◆ Set task
Where a line of the listing below includes the word "code", reproduce that line.

— START OF Items —

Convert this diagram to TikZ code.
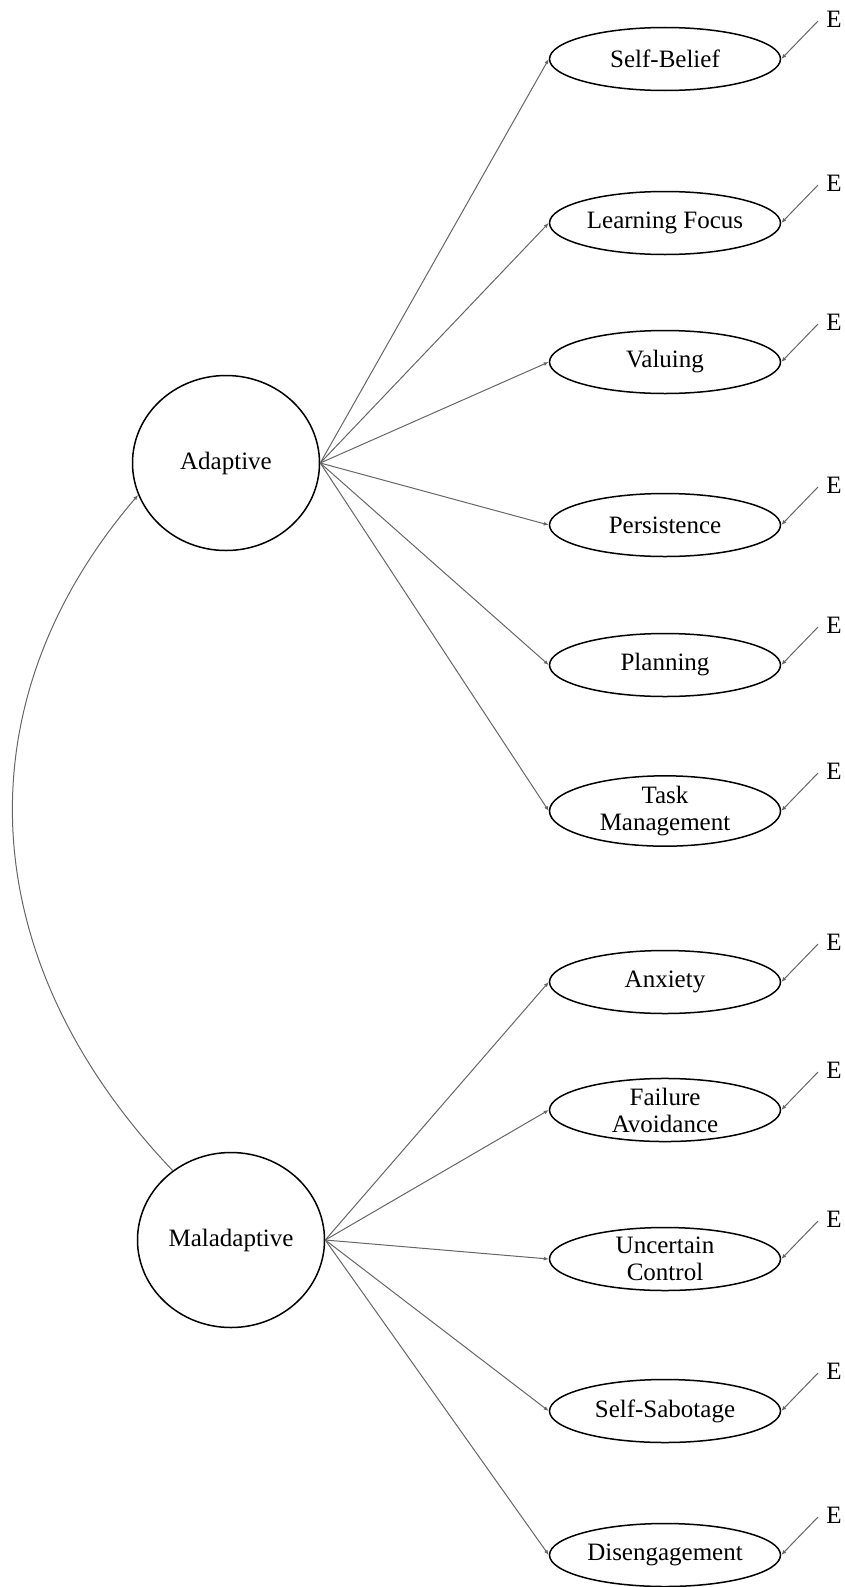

— END OF Items —
— START OF Items —

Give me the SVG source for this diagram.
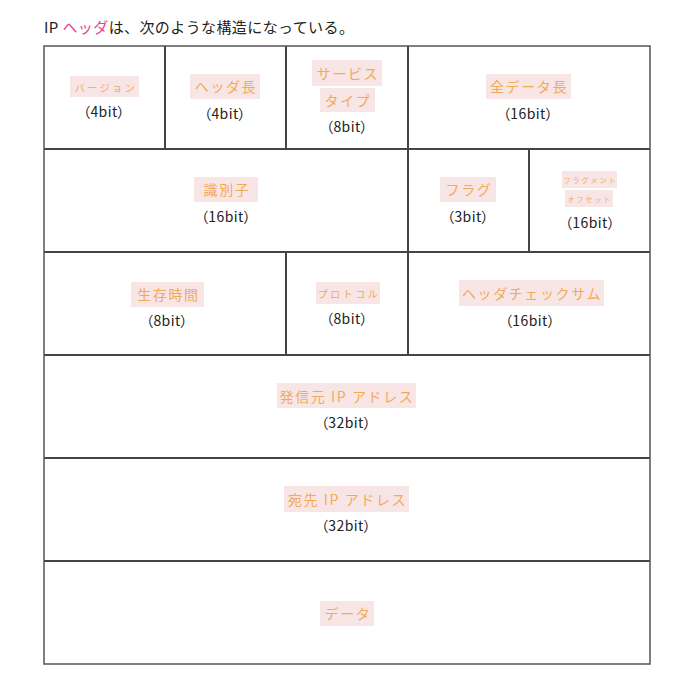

— END OF Items —
— START OF Items —

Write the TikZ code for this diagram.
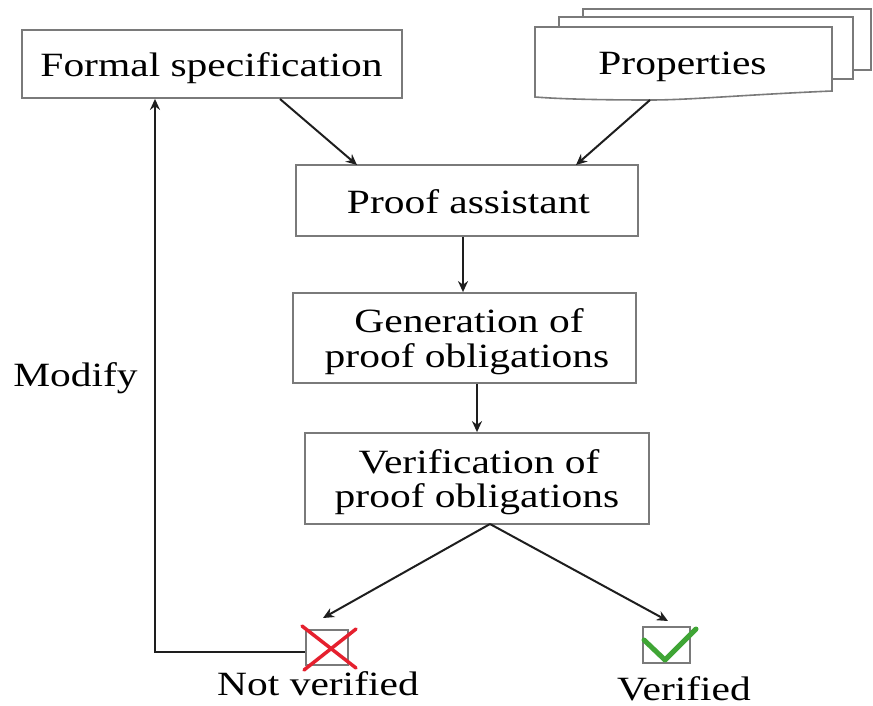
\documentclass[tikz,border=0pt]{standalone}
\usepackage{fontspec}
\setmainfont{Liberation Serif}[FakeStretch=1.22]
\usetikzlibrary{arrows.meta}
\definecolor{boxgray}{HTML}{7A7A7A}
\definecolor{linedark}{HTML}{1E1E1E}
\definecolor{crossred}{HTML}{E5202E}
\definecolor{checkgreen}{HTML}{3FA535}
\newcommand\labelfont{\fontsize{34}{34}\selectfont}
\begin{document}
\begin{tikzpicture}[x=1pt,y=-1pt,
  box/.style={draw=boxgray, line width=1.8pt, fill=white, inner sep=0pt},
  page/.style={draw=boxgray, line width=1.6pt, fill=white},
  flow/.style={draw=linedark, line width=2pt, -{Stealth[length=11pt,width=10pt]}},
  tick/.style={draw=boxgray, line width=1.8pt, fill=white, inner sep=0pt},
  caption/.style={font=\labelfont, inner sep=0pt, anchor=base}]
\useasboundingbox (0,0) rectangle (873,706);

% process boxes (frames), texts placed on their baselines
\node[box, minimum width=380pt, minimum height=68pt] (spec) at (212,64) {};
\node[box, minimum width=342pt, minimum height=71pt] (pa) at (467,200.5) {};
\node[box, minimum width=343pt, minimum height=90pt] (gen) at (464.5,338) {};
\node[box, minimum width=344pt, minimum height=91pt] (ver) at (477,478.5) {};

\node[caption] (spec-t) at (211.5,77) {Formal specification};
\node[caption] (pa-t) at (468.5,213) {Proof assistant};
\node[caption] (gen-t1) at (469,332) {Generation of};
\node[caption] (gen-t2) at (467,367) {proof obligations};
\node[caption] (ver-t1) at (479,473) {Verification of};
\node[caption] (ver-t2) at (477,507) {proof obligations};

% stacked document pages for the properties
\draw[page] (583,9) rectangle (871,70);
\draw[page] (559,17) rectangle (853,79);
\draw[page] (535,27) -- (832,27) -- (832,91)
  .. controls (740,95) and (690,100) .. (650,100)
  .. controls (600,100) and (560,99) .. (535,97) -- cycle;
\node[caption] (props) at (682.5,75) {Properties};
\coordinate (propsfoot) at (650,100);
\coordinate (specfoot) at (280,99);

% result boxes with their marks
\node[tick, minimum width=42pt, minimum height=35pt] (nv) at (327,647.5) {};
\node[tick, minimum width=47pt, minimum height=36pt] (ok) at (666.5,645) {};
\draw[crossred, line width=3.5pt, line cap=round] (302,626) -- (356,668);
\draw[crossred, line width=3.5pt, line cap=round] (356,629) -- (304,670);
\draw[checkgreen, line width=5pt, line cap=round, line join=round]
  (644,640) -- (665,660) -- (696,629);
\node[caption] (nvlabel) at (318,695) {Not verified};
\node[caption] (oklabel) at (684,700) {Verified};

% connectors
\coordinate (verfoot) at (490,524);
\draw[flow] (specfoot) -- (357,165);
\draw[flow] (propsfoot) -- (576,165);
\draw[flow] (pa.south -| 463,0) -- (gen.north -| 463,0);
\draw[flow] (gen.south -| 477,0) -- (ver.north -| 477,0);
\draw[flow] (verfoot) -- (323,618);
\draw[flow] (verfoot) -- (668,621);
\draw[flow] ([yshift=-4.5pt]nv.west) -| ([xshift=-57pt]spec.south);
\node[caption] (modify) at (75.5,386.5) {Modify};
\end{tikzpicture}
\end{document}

— END OF Items —

◆ Exercise solution
Convert this diagram to TikZ code.
Write the TikZ code for this diagram.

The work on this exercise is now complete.